Joe Sherlock, ACSM Copywriter |
Feb.
15, 2023
Antronette (Toni) Yancey, M.D., was born in Kansas City, Kansas, in 1957. She studied biochemistry and molecular biology at Northwestern University before attending Duke University for her M.D. and going on to pursue a long and successful career in public health and public health education. Dr. Yancey received a posthumous ACSM Citation Award in 2014.
In her letter in support of Dr. Yancey’s nomination for the award, ACSM Past President NiCole Keith, wrote, “Dr. Yancey was certainly a luminary whose influence will continue to span decades. She was, to my knowledge, the only African American female physical activity researcher who also was a full professor at her academic institution. She mentored a core group of us to continue to strive for leadership opportunities that would put ourselves in positions to be decision makers to help make the world a better place — just as she did. Her creative inspiration spread through us and beyond us.”
While serving as the director of public health for the city of Richmond, Virginia, Dr. Yancey championed a campaign called Rock! Richmond to encourage physical activity throughout the city. Then as director of chronic disease prevention and health promotion for Los Angeles County, she initiated LA Liftoff, which encouraged overweight and sedentary workers to take a 10-minute exercise break based on low-impact dance. The program later evolved into the concept of “Instant Recess,” which Dr. Yancey ultimately outlined in her 2010 book Instant Recess: Building a Nation 10 Minutes at a Time, focused on the nation’s health and fitness, particularly obesity and sedentary behavior, and the policies she laid out in it have been adopted at least 37 cities.

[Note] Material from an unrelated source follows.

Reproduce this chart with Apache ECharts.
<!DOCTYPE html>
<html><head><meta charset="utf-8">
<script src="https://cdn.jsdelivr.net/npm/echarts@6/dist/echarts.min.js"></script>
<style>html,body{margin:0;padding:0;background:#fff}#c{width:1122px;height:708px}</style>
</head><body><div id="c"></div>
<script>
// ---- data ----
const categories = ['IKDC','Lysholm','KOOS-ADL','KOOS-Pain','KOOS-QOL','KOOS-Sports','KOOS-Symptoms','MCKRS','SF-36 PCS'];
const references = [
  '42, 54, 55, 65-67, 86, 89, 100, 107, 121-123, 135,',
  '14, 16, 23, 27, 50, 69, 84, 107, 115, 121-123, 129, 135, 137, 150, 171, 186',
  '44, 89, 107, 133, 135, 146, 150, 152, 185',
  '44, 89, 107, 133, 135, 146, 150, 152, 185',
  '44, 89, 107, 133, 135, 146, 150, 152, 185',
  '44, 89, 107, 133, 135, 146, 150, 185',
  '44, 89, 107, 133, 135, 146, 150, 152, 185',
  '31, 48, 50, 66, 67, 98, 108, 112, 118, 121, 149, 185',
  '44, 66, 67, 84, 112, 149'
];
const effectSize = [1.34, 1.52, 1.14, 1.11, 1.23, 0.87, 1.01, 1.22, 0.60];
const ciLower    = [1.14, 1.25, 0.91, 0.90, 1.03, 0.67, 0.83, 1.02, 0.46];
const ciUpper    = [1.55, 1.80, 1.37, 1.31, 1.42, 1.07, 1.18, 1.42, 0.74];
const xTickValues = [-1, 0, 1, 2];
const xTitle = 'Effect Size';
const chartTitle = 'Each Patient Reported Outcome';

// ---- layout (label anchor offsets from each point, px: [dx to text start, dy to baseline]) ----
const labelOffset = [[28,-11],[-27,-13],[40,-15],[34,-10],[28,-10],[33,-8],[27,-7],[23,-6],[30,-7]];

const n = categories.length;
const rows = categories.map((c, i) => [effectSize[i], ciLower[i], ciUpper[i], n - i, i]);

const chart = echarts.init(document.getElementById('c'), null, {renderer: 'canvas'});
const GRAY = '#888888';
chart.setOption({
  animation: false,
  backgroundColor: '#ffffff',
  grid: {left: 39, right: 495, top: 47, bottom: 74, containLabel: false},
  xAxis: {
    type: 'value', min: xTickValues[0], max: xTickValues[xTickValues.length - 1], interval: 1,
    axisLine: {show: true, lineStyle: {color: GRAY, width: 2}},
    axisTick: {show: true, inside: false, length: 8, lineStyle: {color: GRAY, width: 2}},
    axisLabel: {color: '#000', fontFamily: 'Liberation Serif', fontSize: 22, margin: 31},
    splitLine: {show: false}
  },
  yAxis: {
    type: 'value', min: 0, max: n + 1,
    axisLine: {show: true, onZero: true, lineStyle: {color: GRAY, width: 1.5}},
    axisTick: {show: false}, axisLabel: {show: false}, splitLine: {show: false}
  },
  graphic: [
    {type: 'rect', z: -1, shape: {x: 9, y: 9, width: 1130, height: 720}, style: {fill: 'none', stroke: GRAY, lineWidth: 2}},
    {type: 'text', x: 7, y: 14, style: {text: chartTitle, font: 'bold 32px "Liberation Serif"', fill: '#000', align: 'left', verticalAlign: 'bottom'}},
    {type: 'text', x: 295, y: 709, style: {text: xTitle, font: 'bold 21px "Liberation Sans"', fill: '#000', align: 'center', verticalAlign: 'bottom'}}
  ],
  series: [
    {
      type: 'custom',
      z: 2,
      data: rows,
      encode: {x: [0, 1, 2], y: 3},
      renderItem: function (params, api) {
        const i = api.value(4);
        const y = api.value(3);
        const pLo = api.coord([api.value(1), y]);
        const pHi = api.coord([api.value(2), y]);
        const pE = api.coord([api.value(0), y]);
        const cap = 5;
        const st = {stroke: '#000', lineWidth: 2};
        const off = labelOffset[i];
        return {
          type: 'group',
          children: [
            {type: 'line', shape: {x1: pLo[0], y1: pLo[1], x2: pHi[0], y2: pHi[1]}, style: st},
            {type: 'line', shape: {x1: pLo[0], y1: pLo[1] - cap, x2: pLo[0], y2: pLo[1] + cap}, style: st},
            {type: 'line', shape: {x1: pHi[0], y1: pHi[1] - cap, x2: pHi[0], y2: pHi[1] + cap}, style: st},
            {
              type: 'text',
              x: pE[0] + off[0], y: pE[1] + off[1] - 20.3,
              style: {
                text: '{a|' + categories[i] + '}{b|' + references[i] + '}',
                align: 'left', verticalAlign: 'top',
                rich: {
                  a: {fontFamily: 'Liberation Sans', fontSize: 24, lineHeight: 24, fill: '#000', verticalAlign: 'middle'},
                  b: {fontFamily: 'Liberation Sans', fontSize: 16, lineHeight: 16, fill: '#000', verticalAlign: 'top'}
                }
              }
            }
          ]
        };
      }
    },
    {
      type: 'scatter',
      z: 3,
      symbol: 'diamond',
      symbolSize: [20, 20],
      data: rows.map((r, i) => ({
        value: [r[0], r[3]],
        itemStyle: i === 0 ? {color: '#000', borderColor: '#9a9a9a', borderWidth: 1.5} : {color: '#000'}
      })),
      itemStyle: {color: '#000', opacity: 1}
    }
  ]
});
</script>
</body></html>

Instant Recess earned Dr. Yancey a number of awards, in particular the 2012 Pioneering Innovation Award from the Centers for Disease Control and Prevention.

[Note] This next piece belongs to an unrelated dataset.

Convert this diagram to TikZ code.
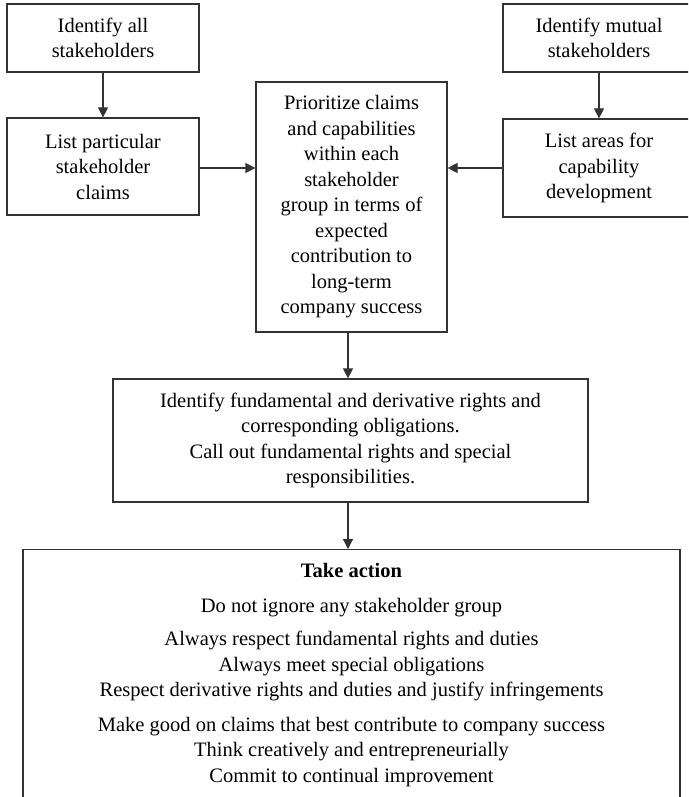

Dr. Yancey, a professor in the UCLA Fielding School of Public Health, was a co-founder of the school’s UCLA Kaiser Permanente Center for Health Equity, which promotes social justice and whose mission “focuses on eliminating disparities in incidence, prevalence, mortality and burden of disease experienced by disadvantaged and underserved populations.”

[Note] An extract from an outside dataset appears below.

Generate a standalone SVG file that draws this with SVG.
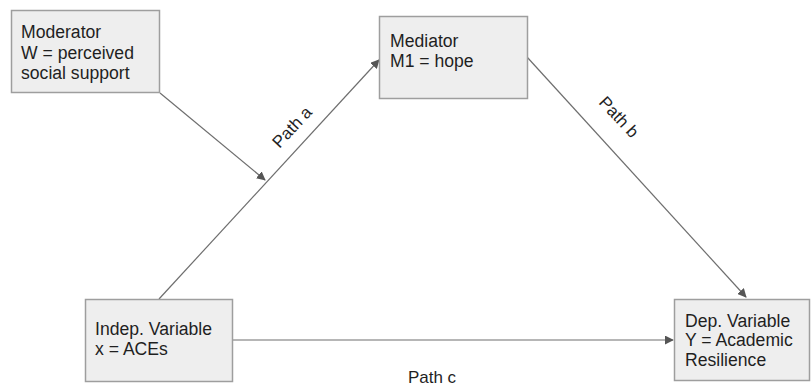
<svg xmlns="http://www.w3.org/2000/svg" width="811" height="387" viewBox="0 0 811 387">
<style>
.box{fill:#eeeeee;stroke:#9e9e9e;stroke-width:1.5}
.t{font-family:"Liberation Sans",Arial,sans-serif;font-size:17.6px;fill:#1f1f1f}
.lbl{font-family:"Liberation Sans",Arial,sans-serif;font-size:17px;fill:#1f1f1f}
.c{stroke:#6e6e6e;stroke-width:1.2;fill:none}
</style>
<defs>
<marker id="ah" viewBox="0 0 10 10" refX="9" refY="5" markerWidth="9" markerHeight="9" markerUnits="userSpaceOnUse" orient="auto">
<path d="M0,0 L10,5 L0,10 z" fill="#555"/>
</marker>
</defs>
<rect width="811" height="387" fill="#ffffff"/>
<g id="connectors">
<line class="c" x1="159" y1="299" x2="379" y2="60" marker-end="url(#ah)"/>
<line class="c" x1="160" y1="93" x2="265" y2="180" marker-end="url(#ah)"/>
<line class="c" x1="527" y1="57" x2="746" y2="297" marker-end="url(#ah)"/>
<line class="c" x1="232" y1="340" x2="673" y2="340" marker-end="url(#ah)"/>
<text class="lbl" transform="translate(293,128) rotate(-47)" text-anchor="middle" dominant-baseline="middle">Path a</text>
<text class="lbl" transform="translate(618,118) rotate(47)" text-anchor="middle" dominant-baseline="middle">Path b</text>
<text class="lbl" x="432" y="383" text-anchor="middle">Path c</text>
</g>
<g id="moderator">
<rect class="box" x="11.5" y="10.5" width="148" height="82"/>
<text class="t" x="21" y="38">Moderator</text>
<text class="t" x="21" y="59">W = perceived</text>
<text class="t" x="21" y="79">social support</text>
</g>
<g id="mediator">
<rect class="box" x="379.5" y="16.5" width="148" height="82"/>
<text class="t" x="390" y="47">Mediator</text>
<text class="t" x="390" y="67">M1 = hope</text>
</g>
<g id="independent">
<rect class="box" x="85.5" y="299.5" width="147" height="82"/>
<text class="t" x="95" y="335">Indep. Variable</text>
<text class="t" x="95" y="355">x = ACEs</text>
</g>
<g id="dependent">
<rect class="box" x="674.5" y="299.5" width="135" height="81"/>
<text class="t" x="685" y="327">Dep. Variable</text>
<text class="t" x="685" y="346">Y = Academic</text>
<text class="t" x="685" y="366">Resilience</text>
</g>
</svg>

Dr. Yancey’s passions extended far beyond her work, and she lived an interesting and multifaceted life: She was variously a D1 basketball player at Northwestern, a poet and a fashion model. And among other awards, she received a Lifetime Achievement Award from the Association of Black Women Physicians; the California State Assembly 47th District's Woman of the Year honor; an Award for Excellence from the American Public Health Association; a WNBA Los Angeles Sparks Lisa Leslie Inspiring Women Award; a Women Who Dared Award from the California Black Women’s Health Project; a Champions of Health Professions Diversity Award from the California Wellness Foundation; a Joint Health Promotion Award from the California Public Health Association; a Lifetime Achievement Award from the President’s Council on Fitness, Sports and Nutrition; and a Health Education Achievement and Leadership Award from the Henry Ford Health System.
Dr. Yancey passed away in 2013 at the age of 55 after a fight with lung cancer, but her legacy lives on in the communities she served and in the careers and achievements of those she mentored and inspired.